The IR spectra (4000-400 cm-1) of COF2/BF3 mixtures, dissolved in liquefied argon (LAr), krypton
(LKr), and nitrogen (LN2), have been examined. In all spectra evidence was found for the formation of a 1:1
van der Waals complex. Using spectra recorded at several temperatures between 81 and 172 K the complexation
enthalpies ΔH° in LAr, LKr, and LN2 were determined to be −11.8(3), −10.6(3), and −7.8(3) kJ mol-1,
respectively. A theoretical study, using both density functional theory at the B3LYP/6-311++G(d,p) level
and ab initio at the MP2/aug-cc-pVTZ level, indicates that the complexation can occur either via the oxygen
or via a fluorine atom of COF2. From a comparison of the experimental and calculated frequencies it was
concluded that the observed complex bands are due to a species in which the boron atom coordinates with the
oxygen lone pairs.
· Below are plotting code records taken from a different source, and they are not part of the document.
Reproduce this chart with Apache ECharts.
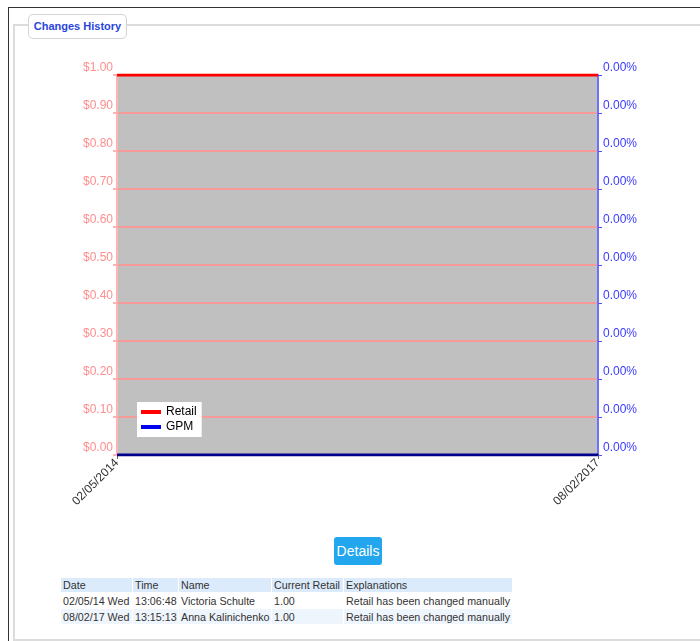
<!DOCTYPE html>
<html>
<head>
<meta charset="utf-8">
<script src="https://cdn.jsdelivr.net/npm/echarts@6/dist/echarts.min.js"></script>
<style>
  html, body { margin: 0; padding: 0; background: #fff; }
  body { width: 700px; height: 641px; position: relative; overflow: hidden;
         font-family: Arial, "Liberation Sans", sans-serif; }
  #frame { position: absolute; left: 8px; top: 7px; width: 720px; height: 660px;
           border-left: 1px solid #333; border-top: 1px solid #333; }
  #fs { position: absolute; left: 13px; top: 24px; width: 720px; height: 613px;
        border: 2px solid #dcdcdc; border-right: none; }
  #legend { position: absolute; left: 28px; top: 14px; width: 97px; height: 23px;
            border: 1px solid #d4d4d4; border-radius: 5px; background: #fff;
            color: #2a45e0; font-weight: bold; font-size: 11px; line-height: 23px; text-align: center; }
  #main { position: absolute; left: 0; top: 0; width: 700px; height: 530px; }
  #details { position: absolute; left: 334px; top: 537px; width: 48px; height: 28px;
             background: #22a6ee; color: #fff; border-radius: 3px; font-size: 14px;
             line-height: 28px; text-align: center; }
  table { position: absolute; left: 60px; top: 577px; border-collapse: collapse;
          table-layout: fixed; width: 452px; font-size: 10.7px; color: #333; }
  td { padding: 0 0 0 2px; height: 15px; white-space: nowrap; overflow: hidden;
       border: 1px solid #fff; }
  tr.h td { background: #dcebfb; height: 14px; }
  tr.r1 td { background: #fff; }
  tr.r2 td { background: #eff5fd; }
</style>
</head>
<body>
<div id="frame"></div>
<div id="fs"></div>
<div id="legend">Changes History</div>
<div id="main"></div>
<div id="details">Details</div>
<table id="tbl"></table>
<script>
// chart data
var dates = ['02/05/2014', '08/02/2017'];
var retail = [1.00, 1.00];
var gpm = [0, 0];

// history table
var tableHead = ['Date', 'Time', 'Name', 'Current Retail', 'Explanations'];
var tableRows = [
    ['02/05/14 Wed', '13:06:48', 'Victoria Schulte', '1.00', 'Retail has been changed manually'],
    ['08/02/17 Wed', '13:15:13', 'Anna Kalinichenko', '1.00', 'Retail has been changed manually']
];
var colWidths = [72, 46, 93, 72, 169];

var html = '<colgroup>';
colWidths.forEach(function (w) { html += '<col style="width:' + w + 'px">'; });
html += '</colgroup><tr class="h"><td>' + tableHead.join('</td><td>') + '</td></tr>';
tableRows.forEach(function (r, i) {
    html += '<tr class="r' + (i + 1) + '"><td>' + r.join('</td><td>') + '</td></tr>';
});
document.getElementById('tbl').innerHTML = html;

var font = 'Arial, "Liberation Sans", sans-serif';
var myChart = echarts.init(document.getElementById('main'));
myChart.setOption({
    animation: false,
    grid: {
        left: 117, top: 75, width: 481, height: 380,
        show: false
    },
    legend: {
        data: ['Retail', 'GPM'],
        orient: 'vertical',
        left: 137, top: 402,
        backgroundColor: '#fff',
        padding: [4, 5, 4, 4],
        itemGap: 3,
        itemWidth: 20, itemHeight: 4,
        icon: 'rect',
        textStyle: { fontSize: 12, color: '#000', fontFamily: font }
    },
    xAxis: {
        type: 'category',
        data: dates,
        boundaryGap: false,
        axisLine: { lineStyle: { color: '#00008b', width: 2 } },
        axisTick: { show: true, length: 4, lineStyle: { color: '#666' } },
        axisLabel: { rotate: 45, margin: 6, fontSize: 12, color: '#333', fontFamily: font },
        splitLine: { show: false }
    },
    yAxis: [
        {
            type: 'value', min: 0, max: 1, interval: 0.1,
            axisLine: { show: true, lineStyle: { color: '#ffb4b4', width: 2 } },
            axisTick: { show: true, length: 4, lineStyle: { color: '#ffb4b4', width: 2 } },
            axisLabel: {
                color: '#ff8e8e', fontSize: 12, fontFamily: font, margin: 4,
                verticalAlign: 'bottom', padding: [0, 0, 1, 0],
                formatter: function (v) { return '$' + v.toFixed(2); }
            },
            splitArea: { show: true, areaStyle: { color: ['#c0c0c0', '#c0c0c0'] } },
            splitLine: { show: true, lineStyle: { color: '#f79a9a', width: 2 } }
        },
        {
            type: 'value', min: 0, max: 0.0001, interval: 0.00001,
            position: 'right',
            axisLine: { show: true, lineStyle: { color: '#7070ff', width: 2 } },
            axisTick: { show: true, length: 4, lineStyle: { color: '#5050ff' } },
            axisLabel: {
                color: '#3a3aff', fontSize: 12, fontFamily: font, margin: 5,
                verticalAlign: 'bottom', padding: [0, 0, 1, 0],
                formatter: function (v) { return v.toFixed(2) + '%'; }
            },
            splitLine: { show: false }
        }
    ],
    series: [
        {
            name: 'Retail', type: 'line', data: retail,
            symbol: 'none', color: '#ff0000',
            lineStyle: { width: 3, color: '#ff0000' }, z: 5
        },
        {
            name: 'GPM', type: 'line', yAxisIndex: 1, data: gpm,
            symbol: 'none', color: '#0000ee',
            lineStyle: { width: 3, color: '#00008b' }, z: 5
        }
    ]
});
</script>
</body>
</html>
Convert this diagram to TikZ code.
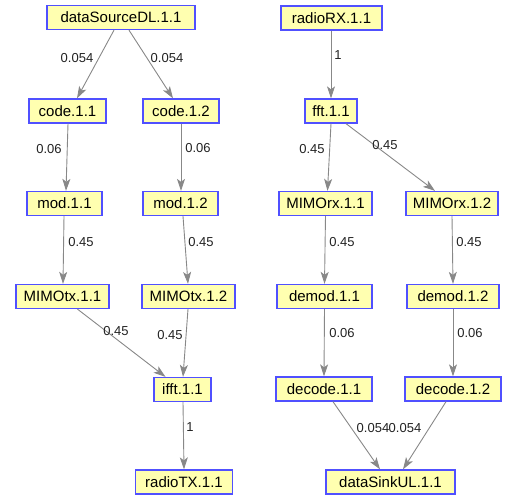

The complexation energy Δc
E is obtained from the ΔH° by correcting for solvent influences,
and thermal contributions equals −15.0(6) kJ mol-1. This value agrees well with the MP2/aug-cc-pVTZ
level result, −12.4 kJ mol-1. The complexation entropy ΔS° has been found to be influenced by the solvent
and is correlated with ΔH°. This correlation reflects the existence of the compensation effect for the
thermodynamics of van der Waals complexes.